Source code of charts

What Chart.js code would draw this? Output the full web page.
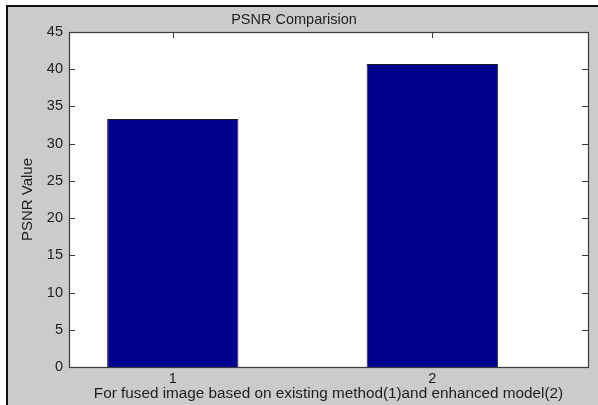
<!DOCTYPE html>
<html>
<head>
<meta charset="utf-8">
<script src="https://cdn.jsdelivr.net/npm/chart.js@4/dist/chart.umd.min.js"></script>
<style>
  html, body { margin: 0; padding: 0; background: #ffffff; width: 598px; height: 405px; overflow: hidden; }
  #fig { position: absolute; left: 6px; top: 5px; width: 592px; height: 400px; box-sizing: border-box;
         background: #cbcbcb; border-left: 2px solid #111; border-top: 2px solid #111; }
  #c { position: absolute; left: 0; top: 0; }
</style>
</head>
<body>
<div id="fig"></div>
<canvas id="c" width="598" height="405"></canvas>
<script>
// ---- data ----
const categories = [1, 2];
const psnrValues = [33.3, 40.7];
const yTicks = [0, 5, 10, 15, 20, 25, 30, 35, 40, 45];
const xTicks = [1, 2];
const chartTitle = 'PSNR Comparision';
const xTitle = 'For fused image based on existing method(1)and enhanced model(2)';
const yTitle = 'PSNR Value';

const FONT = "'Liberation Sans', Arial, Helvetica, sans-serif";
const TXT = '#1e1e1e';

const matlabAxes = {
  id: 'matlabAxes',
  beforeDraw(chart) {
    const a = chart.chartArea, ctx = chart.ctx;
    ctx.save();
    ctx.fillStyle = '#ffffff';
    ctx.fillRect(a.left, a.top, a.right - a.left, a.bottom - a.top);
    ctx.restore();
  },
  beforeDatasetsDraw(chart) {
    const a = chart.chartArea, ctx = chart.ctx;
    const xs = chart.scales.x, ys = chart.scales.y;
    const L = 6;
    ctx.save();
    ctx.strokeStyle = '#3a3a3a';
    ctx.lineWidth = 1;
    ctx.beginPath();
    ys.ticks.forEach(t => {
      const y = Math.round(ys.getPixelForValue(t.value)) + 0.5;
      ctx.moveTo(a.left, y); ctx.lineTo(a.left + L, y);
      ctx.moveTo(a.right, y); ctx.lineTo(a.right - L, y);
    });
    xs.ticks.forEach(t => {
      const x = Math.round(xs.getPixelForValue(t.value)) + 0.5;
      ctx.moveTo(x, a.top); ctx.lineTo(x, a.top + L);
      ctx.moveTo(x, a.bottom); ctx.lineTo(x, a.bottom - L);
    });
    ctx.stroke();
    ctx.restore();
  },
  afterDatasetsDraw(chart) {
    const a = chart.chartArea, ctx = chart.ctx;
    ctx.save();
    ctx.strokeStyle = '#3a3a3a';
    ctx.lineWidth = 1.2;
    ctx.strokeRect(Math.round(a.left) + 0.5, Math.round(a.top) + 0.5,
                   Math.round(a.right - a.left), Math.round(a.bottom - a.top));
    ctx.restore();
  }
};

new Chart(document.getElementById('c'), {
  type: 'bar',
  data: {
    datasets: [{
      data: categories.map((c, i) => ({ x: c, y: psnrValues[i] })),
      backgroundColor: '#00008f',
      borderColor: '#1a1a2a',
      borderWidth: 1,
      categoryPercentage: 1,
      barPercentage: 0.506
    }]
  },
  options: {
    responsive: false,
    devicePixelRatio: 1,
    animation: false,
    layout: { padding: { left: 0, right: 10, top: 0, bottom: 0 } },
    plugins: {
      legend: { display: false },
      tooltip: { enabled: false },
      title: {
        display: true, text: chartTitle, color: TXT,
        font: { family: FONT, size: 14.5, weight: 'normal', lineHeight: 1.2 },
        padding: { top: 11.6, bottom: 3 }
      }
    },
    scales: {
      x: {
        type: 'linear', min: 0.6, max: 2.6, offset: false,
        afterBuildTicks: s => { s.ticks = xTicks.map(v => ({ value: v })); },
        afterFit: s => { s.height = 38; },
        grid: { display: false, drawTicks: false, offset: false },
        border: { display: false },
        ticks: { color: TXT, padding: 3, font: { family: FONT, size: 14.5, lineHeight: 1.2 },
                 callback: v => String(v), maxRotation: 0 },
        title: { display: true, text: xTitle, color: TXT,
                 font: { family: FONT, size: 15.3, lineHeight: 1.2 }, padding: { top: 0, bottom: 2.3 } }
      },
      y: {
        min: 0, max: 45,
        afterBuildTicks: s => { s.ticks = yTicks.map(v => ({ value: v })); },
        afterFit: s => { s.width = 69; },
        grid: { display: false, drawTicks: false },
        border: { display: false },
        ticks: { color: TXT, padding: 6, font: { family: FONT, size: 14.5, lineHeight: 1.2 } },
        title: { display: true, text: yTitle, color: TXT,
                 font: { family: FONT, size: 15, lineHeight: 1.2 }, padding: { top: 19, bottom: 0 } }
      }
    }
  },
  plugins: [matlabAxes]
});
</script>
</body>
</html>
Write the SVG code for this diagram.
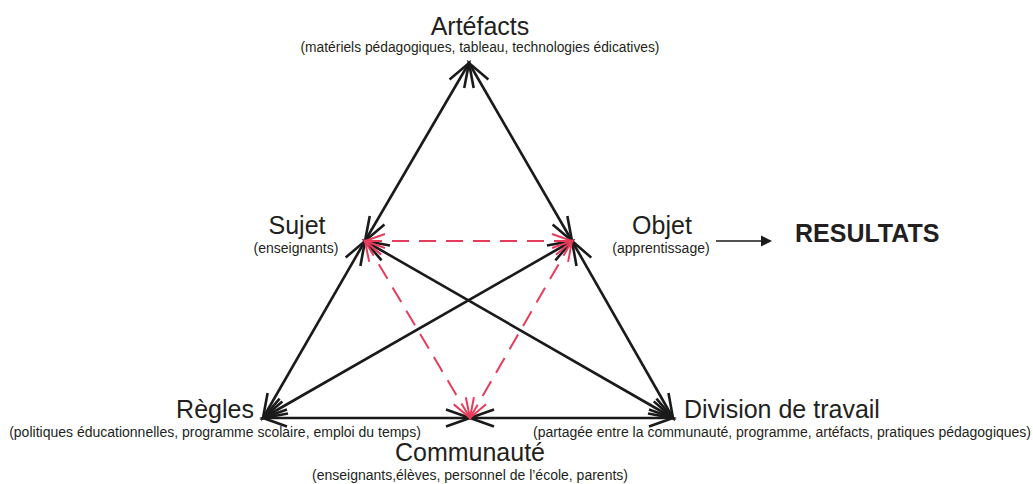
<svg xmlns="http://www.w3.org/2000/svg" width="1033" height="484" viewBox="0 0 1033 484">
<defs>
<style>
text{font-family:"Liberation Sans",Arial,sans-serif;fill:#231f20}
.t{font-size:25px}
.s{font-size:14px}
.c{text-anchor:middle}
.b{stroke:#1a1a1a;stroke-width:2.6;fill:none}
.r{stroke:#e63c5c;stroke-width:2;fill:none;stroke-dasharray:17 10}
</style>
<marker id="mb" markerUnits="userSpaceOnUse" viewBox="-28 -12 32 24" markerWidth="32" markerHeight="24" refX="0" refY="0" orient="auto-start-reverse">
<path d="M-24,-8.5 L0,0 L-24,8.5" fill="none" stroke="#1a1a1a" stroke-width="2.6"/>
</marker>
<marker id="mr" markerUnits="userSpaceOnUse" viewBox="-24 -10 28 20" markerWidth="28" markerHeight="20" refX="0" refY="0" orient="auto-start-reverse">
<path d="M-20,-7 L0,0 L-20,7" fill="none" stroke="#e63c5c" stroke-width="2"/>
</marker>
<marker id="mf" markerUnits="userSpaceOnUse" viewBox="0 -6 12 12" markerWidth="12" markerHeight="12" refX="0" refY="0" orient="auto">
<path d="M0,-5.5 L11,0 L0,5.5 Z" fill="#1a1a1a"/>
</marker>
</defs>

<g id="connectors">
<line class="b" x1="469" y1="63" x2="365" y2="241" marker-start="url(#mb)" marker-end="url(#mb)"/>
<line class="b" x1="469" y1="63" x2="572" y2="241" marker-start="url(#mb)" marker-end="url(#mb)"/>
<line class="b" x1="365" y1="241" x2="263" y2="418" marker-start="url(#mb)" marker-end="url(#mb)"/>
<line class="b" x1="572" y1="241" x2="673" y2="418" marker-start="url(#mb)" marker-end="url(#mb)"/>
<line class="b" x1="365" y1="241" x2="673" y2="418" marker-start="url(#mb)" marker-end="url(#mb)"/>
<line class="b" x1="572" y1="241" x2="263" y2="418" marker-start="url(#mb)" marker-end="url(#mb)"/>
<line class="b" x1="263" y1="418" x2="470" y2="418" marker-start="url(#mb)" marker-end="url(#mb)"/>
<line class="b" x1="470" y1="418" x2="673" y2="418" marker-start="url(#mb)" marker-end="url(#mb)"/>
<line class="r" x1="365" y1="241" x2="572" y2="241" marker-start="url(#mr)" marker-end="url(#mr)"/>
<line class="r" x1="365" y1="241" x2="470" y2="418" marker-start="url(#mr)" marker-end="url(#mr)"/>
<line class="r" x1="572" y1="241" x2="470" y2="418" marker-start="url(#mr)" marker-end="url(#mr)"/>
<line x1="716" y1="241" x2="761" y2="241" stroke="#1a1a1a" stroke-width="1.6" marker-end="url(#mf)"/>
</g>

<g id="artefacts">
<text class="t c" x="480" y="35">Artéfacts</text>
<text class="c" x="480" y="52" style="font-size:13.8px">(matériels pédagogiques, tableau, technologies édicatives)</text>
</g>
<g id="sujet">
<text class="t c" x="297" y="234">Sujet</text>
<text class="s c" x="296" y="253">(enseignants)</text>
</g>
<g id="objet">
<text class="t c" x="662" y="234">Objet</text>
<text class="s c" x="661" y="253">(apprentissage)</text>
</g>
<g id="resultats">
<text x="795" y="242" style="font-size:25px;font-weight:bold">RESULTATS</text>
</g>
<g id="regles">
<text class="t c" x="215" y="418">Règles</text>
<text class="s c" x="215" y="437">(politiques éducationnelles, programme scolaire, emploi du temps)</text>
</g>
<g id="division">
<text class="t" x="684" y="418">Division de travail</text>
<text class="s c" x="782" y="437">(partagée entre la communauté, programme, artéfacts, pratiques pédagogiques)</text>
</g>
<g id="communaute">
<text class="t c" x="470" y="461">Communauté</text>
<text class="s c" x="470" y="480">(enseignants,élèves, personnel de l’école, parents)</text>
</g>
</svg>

**STATED GOAL**
Skip the pictures and restate exactly the lines from the beginning of the listing to the line with "const TXT = '#1e1e1e';", that line included.

**SOLUTION BELOW**
What Chart.js code would draw this? Output the full web page.
<!DOCTYPE html>
<html>
<head>
<meta charset="utf-8">
<script src="https://cdn.jsdelivr.net/npm/chart.js@4/dist/chart.umd.min.js"></script>
<style>
  html, body { margin: 0; padding: 0; background: #ffffff; width: 598px; height: 405px; overflow: hidden; }
  #fig { position: absolute; left: 6px; top: 5px; width: 592px; height: 400px; box-sizing: border-box;
         background: #cbcbcb; border-left: 2px solid #111; border-top: 2px solid #111; }
  #c { position: absolute; left: 0; top: 0; }
</style>
</head>
<body>
<div id="fig"></div>
<canvas id="c" width="598" height="405"></canvas>
<script>
// ---- data ----
const categories = [1, 2];
const psnrValues = [33.3, 40.7];
const yTicks = [0, 5, 10, 15, 20, 25, 30, 35, 40, 45];
const xTicks = [1, 2];
const chartTitle = 'PSNR Comparision';
const xTitle = 'For fused image based on existing method(1)and enhanced model(2)';
const yTitle = 'PSNR Value';

const FONT = "'Liberation Sans', Arial, Helvetica, sans-serif";
const TXT = '#1e1e1e';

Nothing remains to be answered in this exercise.